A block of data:
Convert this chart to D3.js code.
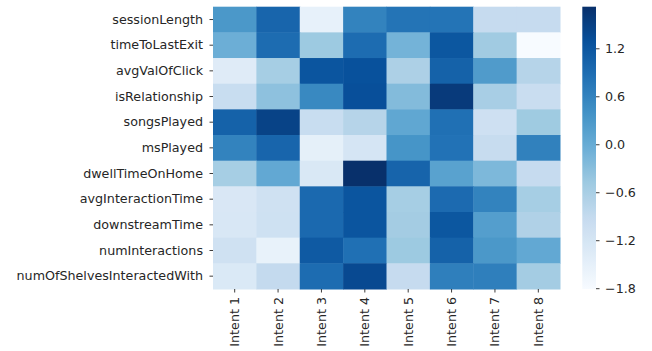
<!DOCTYPE html>
<html>
<head>
<meta charset="utf-8">
<script src="https://cdn.jsdelivr.net/npm/d3@7"></script>
<style>
  html, body { margin: 0; padding: 0; background: #fff; }
  svg { display: block; }
  .axis text { font-family: "DejaVu Sans", sans-serif; font-size: 12.7px; fill: #262626; }
  .axis line { stroke: #262626; stroke-width: 0.9; }
  .axis path.domain { display: none; }
</style>
</head>
<body>
<svg id="chart" width="652" height="351"></svg>
<script>
// Features (rows) and intents (columns) of the standardized heatmap
const features = [
  "sessionLength", "timeToLastExit", "avgValOfClick", "isRelationship",
  "songsPlayed", "msPlayed", "dwellTimeOnHome", "avgInteractionTime",
  "downstreamTime", "numInteractions", "numOfShelvesInteractedWith"
];
const intents = ["Intent 1", "Intent 2", "Intent 3", "Intent 4",
                 "Intent 5", "Intent 6", "Intent 7", "Intent 8"];

// One row of values per feature, in intent order
const values = [
  [ 0.30,  1.00, -1.53,  0.60,  0.80,  0.80, -0.93, -0.93],
  [-0.05,  0.90, -0.48,  0.90, -0.12,  1.20, -0.52, -1.81],
  [-1.38, -0.58,  1.22,  1.28, -0.65,  1.05,  0.25, -0.75],
  [-0.97, -0.35,  0.52,  1.30, -0.25,  1.58, -0.60, -0.98],
  [ 1.05,  1.47, -0.97, -0.75,  0.07,  0.85, -1.07, -0.50],
  [ 0.60,  1.00, -1.50, -1.20,  0.35,  0.82, -0.95,  0.63],
  [-0.58,  0.05, -1.28,  1.72,  1.02,  0.15, -0.20, -0.93],
  [-1.27, -1.10,  0.95,  1.22, -0.58,  0.93,  0.60, -0.58],
  [-1.25, -1.08,  0.95,  1.22, -0.55,  1.20,  0.20, -0.68],
  [-1.10, -1.55,  1.15,  0.85, -0.48,  1.05,  0.30,  0.05],
  [-1.30, -0.90,  0.90,  1.38, -0.93,  0.65,  0.65, -0.55]
];

const colorbarTicks = [-1.8, -1.2, -0.6, 0.0, 0.6, 1.2];

// Sequential "Blues" ramp, linear between the ColorBrewer anchors
const bluesAnchors = ["#f7fbff", "#deebf7", "#c6dbef", "#9ecae1", "#6baed6",
                      "#4292c6", "#2171b5", "#08519c", "#08306b"];

const svg = d3.select("#chart");
const heat = { left: 213, right: 560, top: 6.7, bottom: 289 };
const bar = { left: 582.3, right: 596 };

const flat = values.flat();
const [vmin, vmax] = d3.extent(flat);
const color = d3.scaleSequential(d3.piecewise(d3.interpolateRgb, bluesAnchors))
  .domain([vmin, vmax]);

const x = d3.scaleBand().domain(intents).range([heat.left, heat.right]);
const y = d3.scaleBand().domain(features).range([heat.top, heat.bottom]);

// Cells
const cells = [];
features.forEach((f, i) => intents.forEach((c, j) => cells.push({ f, c, v: values[i][j] })));
svg.append("g")
  .selectAll("rect")
  .data(cells)
  .join("rect")
  .attr("x", d => x(d.c))
  .attr("y", d => y(d.f))
  .attr("width", x.bandwidth() + 0.5)
  .attr("height", y.bandwidth() + 0.5)
  .attr("fill", d => color(d.v));

// Row axis
svg.append("g")
  .attr("class", "axis")
  .attr("transform", `translate(${heat.left},0)`)
  .call(d3.axisLeft(y).tickSize(3.5).tickPadding(6.5));

// Column axis with vertical labels
const xAxis = svg.append("g")
  .attr("class", "axis")
  .attr("transform", `translate(0,${heat.bottom})`)
  .call(d3.axisBottom(x).tickSize(3.5).tickPadding(3.5));
xAxis.selectAll("text")
  .attr("text-anchor", "end")
  .attr("dy", "0.35em")
  .attr("x", -8)
  .attr("y", 0)
  .attr("transform", "rotate(-90)");

// Colorbar
const cbY = d3.scaleLinear().domain([vmin, vmax]).range([heat.bottom, heat.top]);
const grad = svg.append("defs").append("linearGradient")
  .attr("id", "cbgrad")
  .attr("x1", 0).attr("y1", 1).attr("x2", 0).attr("y2", 0);
d3.range(0, 1.0001, 0.02).forEach(t => {
  grad.append("stop")
    .attr("offset", t)
    .attr("stop-color", color(vmin + t * (vmax - vmin)));
});
svg.append("rect")
  .attr("x", bar.left)
  .attr("y", heat.top)
  .attr("width", bar.right - bar.left)
  .attr("height", heat.bottom - heat.top)
  .attr("fill", "url(#cbgrad)");

svg.append("g")
  .attr("class", "axis")
  .attr("transform", `translate(${bar.right},0)`)
  .call(d3.axisRight(cbY).tickValues(colorbarTicks).tickFormat(d3.format(".1f"))
    .tickSize(3.5).tickPadding(5.5));
</script>
</body>
</html>
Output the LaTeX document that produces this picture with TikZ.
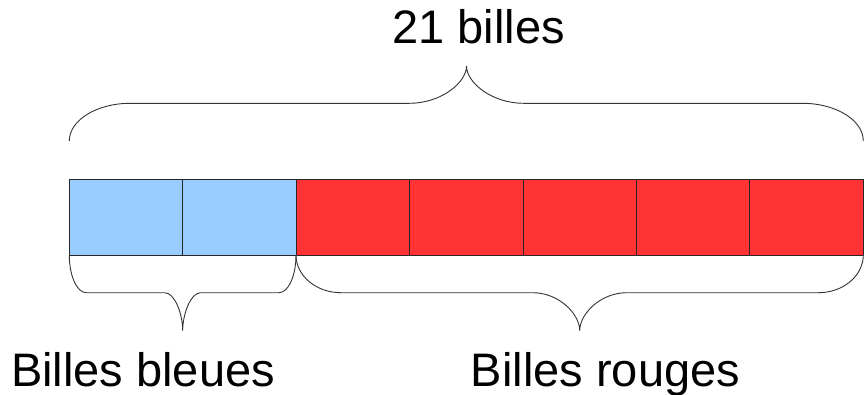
\documentclass[tikz,border=0pt]{standalone}
\usepackage{fontspec}
\setmainfont{Liberation Sans}
\begin{document}
\begin{tikzpicture}[x=1pt,y=-1pt,
  cell/.style={draw=black!85,line width=1pt,minimum width=113.43pt,minimum height=75.5pt,inner sep=0pt,outer sep=0pt,anchor=north west},
  blue cell/.style={cell,fill=bluefill},
  red cell/.style={cell,fill=redfill},
  brace line/.style={draw=black!80,line width=0.9pt},
  label/.style={font=\fontsize{47}{56}\selectfont,anchor=base,inner sep=0pt}]
\definecolor{bluefill}{HTML}{99CCFF}
\definecolor{redfill}{HTML}{FF3333}
\useasboundingbox (0,0) rectangle (864,394);
% cells
\node[blue cell] (c1) at (69.3,179.5) {};
\node[blue cell] (c2) at (c1.north east) {};
\node[red cell] (c3) at (c2.north east) {};
\node[red cell] (c4) at (c3.north east) {};
\node[red cell] (c5) at (c4.north east) {};
\node[red cell] (c6) at (c5.north east) {};
\node[red cell] (c7) at (c6.north east) {};
% generic brace: #1 x0, #2 x1, #3 yEnd, #4 yFlat, #5 yTip, #6 xTip, #7 corner width, #8 middle width
\newcommand\mybrace[8]{%
  \draw[brace line] (#1,#3)
    .. controls (#1,{#3+0.552*(#4-#3)}) and ({#1+#7*0.448},#4) .. ({#1+#7},#4)
    -- ({#6-#8},#4)
    .. controls ({#6-#8*0.448},#4) and (#6,{#4+0.552*(#5-#4)}) .. (#6,#5)
    .. controls (#6,{#4+0.552*(#5-#4)}) and ({#6+#8*0.448},#4) .. ({#6+#8},#4)
    -- ({#2-#7},#4)
    .. controls ({#2-#7*0.448},#4) and (#2,{#3+0.552*(#4-#3)}) .. (#2,#3);}
% top brace
\mybrace{69.3}{863.3}{141}{103.3}{66}{466.5}{61}{57}
% bottom braces
\mybrace{69.3}{296}{255}{292.7}{330.7}{182.7}{17}{18}
\mybrace{296}{863.3}{255}{292.7}{330.7}{579.7}{45}{47}
% labels
\node[label] (t1) at (478.5,43.5) {21 billes};
\node[label] (t2) at (143,386.5) {Billes bleues};
\node[label] (t3) at (605.5,386.5) {Billes rouges};
\end{tikzpicture}
\end{document}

### [Exercise description]
Above are records to transcribe exactly; leave their pictures out.

### [Finished exercise]
Convert this chart to D3.js code.
<!DOCTYPE html>
<html>
<head>
<meta charset="utf-8">
<script src="https://cdn.jsdelivr.net/npm/d3@7"></script>
<style>
  html, body { margin: 0; padding: 0; background: #fff; }
  svg { display: block; }
  .axis text { font-family: "DejaVu Sans", sans-serif; font-size: 12.7px; fill: #262626; }
  .axis line { stroke: #262626; stroke-width: 0.9; }
  .axis path.domain { display: none; }
</style>
</head>
<body>
<svg id="chart" width="652" height="351"></svg>
<script>
// Features (rows) and intents (columns) of the standardized heatmap
const features = [
  "sessionLength", "timeToLastExit", "avgValOfClick", "isRelationship",
  "songsPlayed", "msPlayed", "dwellTimeOnHome", "avgInteractionTime",
  "downstreamTime", "numInteractions", "numOfShelvesInteractedWith"
];
const intents = ["Intent 1", "Intent 2", "Intent 3", "Intent 4",
                 "Intent 5", "Intent 6", "Intent 7", "Intent 8"];

// One row of values per feature, in intent order
const values = [
  [ 0.30,  1.00, -1.53,  0.60,  0.80,  0.80, -0.93, -0.93],
  [-0.05,  0.90, -0.48,  0.90, -0.12,  1.20, -0.52, -1.81],
  [-1.38, -0.58,  1.22,  1.28, -0.65,  1.05,  0.25, -0.75],
  [-0.97, -0.35,  0.52,  1.30, -0.25,  1.58, -0.60, -0.98],
  [ 1.05,  1.47, -0.97, -0.75,  0.07,  0.85, -1.07, -0.50],
  [ 0.60,  1.00, -1.50, -1.20,  0.35,  0.82, -0.95,  0.63],
  [-0.58,  0.05, -1.28,  1.72,  1.02,  0.15, -0.20, -0.93],
  [-1.27, -1.10,  0.95,  1.22, -0.58,  0.93,  0.60, -0.58],
  [-1.25, -1.08,  0.95,  1.22, -0.55,  1.20,  0.20, -0.68],
  [-1.10, -1.55,  1.15,  0.85, -0.48,  1.05,  0.30,  0.05],
  [-1.30, -0.90,  0.90,  1.38, -0.93,  0.65,  0.65, -0.55]
];

const colorbarTicks = [-1.8, -1.2, -0.6, 0.0, 0.6, 1.2];

// Sequential "Blues" ramp, linear between the ColorBrewer anchors
const bluesAnchors = ["#f7fbff", "#deebf7", "#c6dbef", "#9ecae1", "#6baed6",
                      "#4292c6", "#2171b5", "#08519c", "#08306b"];

const svg = d3.select("#chart");
const heat = { left: 213, right: 560, top: 6.7, bottom: 289 };
const bar = { left: 582.3, right: 596 };

const flat = values.flat();
const [vmin, vmax] = d3.extent(flat);
const color = d3.scaleSequential(d3.piecewise(d3.interpolateRgb, bluesAnchors))
  .domain([vmin, vmax]);

const x = d3.scaleBand().domain(intents).range([heat.left, heat.right]);
const y = d3.scaleBand().domain(features).range([heat.top, heat.bottom]);

// Cells
const cells = [];
features.forEach((f, i) => intents.forEach((c, j) => cells.push({ f, c, v: values[i][j] })));
svg.append("g")
  .selectAll("rect")
  .data(cells)
  .join("rect")
  .attr("x", d => x(d.c))
  .attr("y", d => y(d.f))
  .attr("width", x.bandwidth() + 0.5)
  .attr("height", y.bandwidth() + 0.5)
  .attr("fill", d => color(d.v));

// Row axis
svg.append("g")
  .attr("class", "axis")
  .attr("transform", `translate(${heat.left},0)`)
  .call(d3.axisLeft(y).tickSize(3.5).tickPadding(6.5));

// Column axis with vertical labels
const xAxis = svg.append("g")
  .attr("class", "axis")
  .attr("transform", `translate(0,${heat.bottom})`)
  .call(d3.axisBottom(x).tickSize(3.5).tickPadding(3.5));
xAxis.selectAll("text")
  .attr("text-anchor", "end")
  .attr("dy", "0.35em")
  .attr("x", -8)
  .attr("y", 0)
  .attr("transform", "rotate(-90)");

// Colorbar
const cbY = d3.scaleLinear().domain([vmin, vmax]).range([heat.bottom, heat.top]);
const grad = svg.append("defs").append("linearGradient")
  .attr("id", "cbgrad")
  .attr("x1", 0).attr("y1", 1).attr("x2", 0).attr("y2", 0);
d3.range(0, 1.0001, 0.02).forEach(t => {
  grad.append("stop")
    .attr("offset", t)
    .attr("stop-color", color(vmin + t * (vmax - vmin)));
});
svg.append("rect")
  .attr("x", bar.left)
  .attr("y", heat.top)
  .attr("width", bar.right - bar.left)
  .attr("height", heat.bottom - heat.top)
  .attr("fill", "url(#cbgrad)");

svg.append("g")
  .attr("class", "axis")
  .attr("transform", `translate(${bar.right},0)`)
  .call(d3.axisRight(cbY).tickValues(colorbarTicks).tickFormat(d3.format(".1f"))
    .tickSize(3.5).tickPadding(5.5));
</script>
</body>
</html>
Output the LaTeX document that produces this picture with TikZ.
\documentclass[tikz,border=0pt]{standalone}
\usepackage{fontspec}
\setmainfont{Liberation Sans}
\begin{document}
\begin{tikzpicture}[x=1pt,y=-1pt,
  cell/.style={draw=black!85,line width=1pt,minimum width=113.43pt,minimum height=75.5pt,inner sep=0pt,outer sep=0pt,anchor=north west},
  blue cell/.style={cell,fill=bluefill},
  red cell/.style={cell,fill=redfill},
  brace line/.style={draw=black!80,line width=0.9pt},
  label/.style={font=\fontsize{47}{56}\selectfont,anchor=base,inner sep=0pt}]
\definecolor{bluefill}{HTML}{99CCFF}
\definecolor{redfill}{HTML}{FF3333}
\useasboundingbox (0,0) rectangle (864,394);
% cells
\node[blue cell] (c1) at (69.3,179.5) {};
\node[blue cell] (c2) at (c1.north east) {};
\node[red cell] (c3) at (c2.north east) {};
\node[red cell] (c4) at (c3.north east) {};
\node[red cell] (c5) at (c4.north east) {};
\node[red cell] (c6) at (c5.north east) {};
\node[red cell] (c7) at (c6.north east) {};
% generic brace: #1 x0, #2 x1, #3 yEnd, #4 yFlat, #5 yTip, #6 xTip, #7 corner width, #8 middle width
\newcommand\mybrace[8]{%
  \draw[brace line] (#1,#3)
    .. controls (#1,{#3+0.552*(#4-#3)}) and ({#1+#7*0.448},#4) .. ({#1+#7},#4)
    -- ({#6-#8},#4)
    .. controls ({#6-#8*0.448},#4) and (#6,{#4+0.552*(#5-#4)}) .. (#6,#5)
    .. controls (#6,{#4+0.552*(#5-#4)}) and ({#6+#8*0.448},#4) .. ({#6+#8},#4)
    -- ({#2-#7},#4)
    .. controls ({#2-#7*0.448},#4) and (#2,{#3+0.552*(#4-#3)}) .. (#2,#3);}
% top brace
\mybrace{69.3}{863.3}{141}{103.3}{66}{466.5}{61}{57}
% bottom braces
\mybrace{69.3}{296}{255}{292.7}{330.7}{182.7}{17}{18}
\mybrace{296}{863.3}{255}{292.7}{330.7}{579.7}{45}{47}
% labels
\node[label] (t1) at (478.5,43.5) {21 billes};
\node[label] (t2) at (143,386.5) {Billes bleues};
\node[label] (t3) at (605.5,386.5) {Billes rouges};
\end{tikzpicture}
\end{document}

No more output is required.